> **Requirement**
Begin at the top of the entries below and write out every line through the one containing "YAxis, CartesianGrid, Legend", excluding pictures.

> **Dataset excerpts**
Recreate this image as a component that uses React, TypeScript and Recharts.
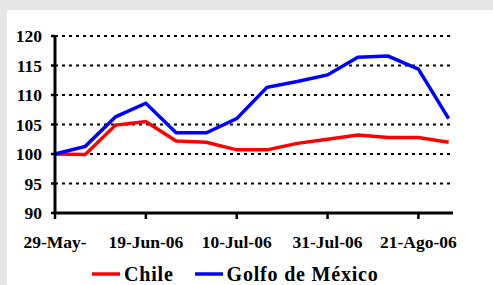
import React from 'react';
import { LineChart, Line, XAxis, YAxis, CartesianGrid, Legend } from 'recharts';

// days since 29-May-06, one point per week
const days = [0, 7, 14, 21, 28, 35, 42, 49, 56, 63, 70, 77, 84, 91];
const chile = [100, 99.9, 104.9, 105.5, 102.2, 102.0, 100.7, 100.7, 101.8, 102.5, 103.2, 102.8, 102.8, 102.0];
const golfo = [100, 101.3, 106.3, 108.6, 103.6, 103.6, 106.0, 111.3, 112.3, 113.4, 116.4, 116.6, 114.4, 106.0];

const xTicks = [0, 21, 42, 63, 84];
const xLabels = ['29-May-', '19-Jun-06', '10-Jul-06', '31-Jul-06', '21-Ago-06'];
const yTicks = [90, 95, 100, 105, 110, 115, 120];

const series = [
  { key: 'chile', name: 'Chile', color: '#ff0000' },
  { key: 'golfo', name: 'Golfo de México', color: '#0000ff' },
];

const data = days.map((d, i) => ({ day: d, chile: chile[i], golfo: golfo[i] }));

const font = 'Liberation Serif';

const LegendBox = () => (
  <div style={{ display: 'flex', alignItems: 'center', fontFamily: font, fontWeight: 700, fontSize: 20, letterSpacing: 0.8, color: '#000', lineHeight: '22px' }}>
    {series.map((s, i) => (
      <div key={s.key} style={{ display: 'flex', alignItems: 'center', marginRight: i === 0 ? 21 : 0 }}>
        <svg width={28} height={6} style={{ marginRight: 4 }}>
          <line x1={0} y1={3} x2={28} y2={3} stroke={s.color} strokeWidth={3.5} />
        </svg>
        <span>{s.name}</span>
      </div>
    ))}
  </div>
);

export default function App() {
  return (
    <div style={{ position: 'absolute', left: 0, top: 0, width: 493, height: 285, background: '#e6e6e6', overflow: 'hidden' }}>
      <div style={{ position: 'absolute', left: 7, top: 10, width: 486, height: 275, background: '#fff' }}>
        <LineChart width={486} height={275} data={data} margin={{ top: 26, right: 40, left: 0, bottom: 10 }}>
          <CartesianGrid horizontal vertical={false} stroke="#000" strokeWidth={2} strokeDasharray="3 4" />
          <XAxis
            dataKey="day"
            type="number"
            domain={[0, 92]}
            ticks={xTicks}
            tickFormatter={(v) => xLabels[xTicks.indexOf(v)]}
            axisLine={{ stroke: '#000', strokeWidth: 3 }}
            tickLine={{ stroke: '#000', strokeWidth: 2.5 }}
            tickSize={6}
            tickMargin={17}
            height={40}
            tick={{ fill: '#000', fontFamily: font, fontWeight: 700, fontSize: 17.5 }}
            interval={0}
          />
          <YAxis
            domain={[90, 120]}
            ticks={yTicks}
            axisLine={{ stroke: '#000', strokeWidth: 3 }}
            tickLine={{ stroke: '#000', strokeWidth: 2.5 }}
            tickSize={4}
            tickMargin={9}
            width={48}
            tick={{ fill: '#000', fontFamily: font, fontWeight: 700, fontSize: 17.5 }}
            interval={0}
          />
          <Legend
            content={<LegendBox />}
            wrapperStyle={{ position: 'absolute', left: 85, bottom: 0, width: 340, height: 22 }}
          />
          {series.map((s) => (
            <Line
              key={s.key}
              dataKey={s.key}
              name={s.name}
              stroke={s.color}
              strokeWidth={3.5}
              dot={false}
              type="linear"
              isAnimationActive={false}
            />
          ))}
        </LineChart>
      </div>
    </div>
  );
}
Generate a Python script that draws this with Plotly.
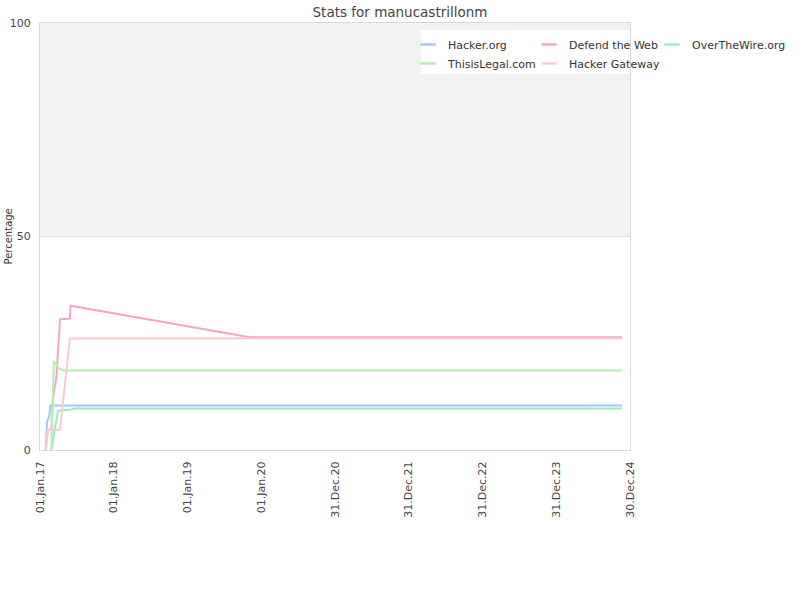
import plotly.graph_objects as go

# ---- data ----
hacker_org_dates = ["2017-01-29", "2017-02-05", "2017-02-15", "2017-02-22", "2024-11-20"]
hacker_org_vals = [0, 6.6, 7.8, 10.4, 10.4]

defend_dates = ["2017-01-29", "2017-02-08", "2017-02-26", "2017-03-06", "2017-03-23",
                "2017-04-04", "2017-04-10", "2017-05-29", "2017-06-01", "2019-11-06", "2024-11-20"]
defend_vals = [0, 4.5, 5, 12, 17, 28, 30.6, 30.8, 33.8, 26.4, 26.4]

otw_dates = ["2017-02-26", "2017-03-16", "2017-03-31", "2017-05-29", "2017-06-20", "2024-11-20"]
otw_vals = [0, 5, 9.2, 9.4, 9.7, 9.7]

legal_dates = ["2017-02-26", "2017-03-06", "2017-03-11", "2017-03-31", "2017-04-25", "2024-11-20"]
legal_vals = [0, 17.5, 20.8, 19.3, 18.6, 18.6]

gateway_dates = ["2017-01-31", "2017-02-08", "2017-04-10", "2017-05-29", "2024-11-20"]
gateway_vals = [0, 4.7, 4.7, 26.1, 26.1]

tick_dates = ["2017-01-01", "2018-01-01", "2019-01-01", "2020-01-01", "2020-12-31",
              "2021-12-31", "2022-12-31", "2023-12-31", "2024-12-30"]
tick_labels = ["01.Jan.17", "01.Jan.18", "01.Jan.19", "01.Jan.20", "31.Dec.20",
               "31.Dec.21", "31.Dec.22", "31.Dec.23", "30.Dec.24"]

series = [
    ("Hacker.org", hacker_org_dates, hacker_org_vals, "#9ec9f5"),
    ("Defend the Web", defend_dates, defend_vals, "#f3a6c9"),
    ("OverTheWire.org", otw_dates, otw_vals, "#9ae8c8"),
    ("ThisisLegal.com", legal_dates, legal_vals, "#b3f0ad"),
    ("Hacker Gateway", gateway_dates, gateway_vals, "#f7cccc"),
]
legend_cols = ["legend", "legend2", "legend3", "legend", "legend2"]

fig = go.Figure()
for name, d, v, c in series:
    fig.add_trace(go.Scatter(x=d, y=v, name=name, mode="lines", showlegend=False,
                             line=dict(color=c, width=2)))
# legend entries with short line symbols
for (name, d, v, c), lg in zip(series, legend_cols):
    fig.add_trace(go.Scatter(x=[None], y=[None], name=name, mode="markers", legend=lg,
                             marker=dict(symbol="line-ew-open", size=11, color=c,
                                         line=dict(color=c, width=2.5))))

# shaded upper band, with the legend box cut out in white
fig.add_shape(type="rect", xref="paper", yref="y", x0=0, x1=1, y0=50, y1=100,
              fillcolor="#f2f2f2", line_width=0, layer="below")
fig.add_shape(type="rect", xref="paper", yref="paper",
              x0=(421 - 40) / 590, x1=1, y0=(450 - 74) / 427, y1=(450 - 30) / 427,
              fillcolor="white", line_width=0, layer="below")

font = "DejaVu Sans, Verdana, sans-serif"
fig.add_annotation(text="Percentage", xref="paper", yref="paper",
                   x=(8 - 40) / 590, y=0.5, textangle=-90, showarrow=False,
                   xanchor="center", yanchor="middle",
                   font=dict(size=10, color="#333"))

leg_common = dict(orientation="v", xref="container", yref="container",
                  xanchor="left", yanchor="top", y=1 - 30 / 600,
                  bgcolor="rgba(0,0,0,0)", itemwidth=30,
                  font=dict(size=11, color="#333"), traceorder="normal")

fig.update_layout(
    width=800, height=600,
    margin=dict(l=40, r=170, t=23, b=150, autoexpand=False),
    paper_bgcolor="white", plot_bgcolor="white",
    font=dict(family=font, size=11, color="#444"),
    title=dict(text="Stats for manucastrillonm", x=0.5, xanchor="center", xref="container",
               y=0.988, yanchor="top", font=dict(size=13.5, color="#444")),
    showlegend=True,
    legend=dict(x=408 / 800, **leg_common),
    legend2=dict(x=529 / 800, **leg_common),
    legend3=dict(x=652 / 800, **leg_common),
    xaxis=dict(type="date", range=["2017-01-01", "2024-12-30"], automargin=False,
               tickvals=tick_dates, ticktext=tick_labels, tickangle=-90,
               ticklabelstandoff=6,
               showgrid=False, showline=True, linecolor="#d8d8d8", mirror=True,
               zeroline=False, ticks="", tickfont=dict(size=11, color="#444")),
    yaxis=dict(range=[0, 100], tickvals=[0, 50, 100], showgrid=True, automargin=False,
               ticklabelstandoff=6,
               gridcolor="#e0e0e0", showline=True, linecolor="#d8d8d8", mirror=True,
               zeroline=False, ticks="", tickfont=dict(size=11, color="#444")),
)

fig.write_html("out.html", config={"displayModeBar": False},
               post_script="document.body.style.margin='0';")
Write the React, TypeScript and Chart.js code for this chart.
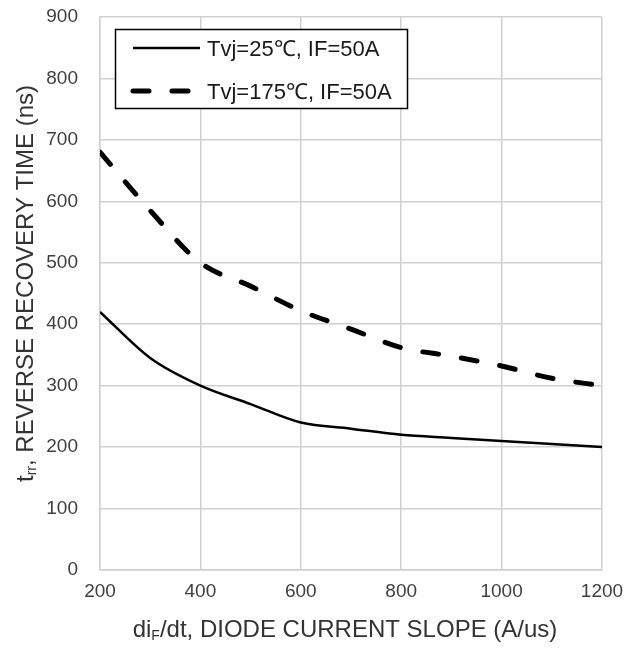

> **Complete response**
Recreate this image as a component that uses React, TypeScript and Recharts.
import React from 'react';
import { LineChart, Line, XAxis, YAxis, CartesianGrid, Legend } from 'recharts';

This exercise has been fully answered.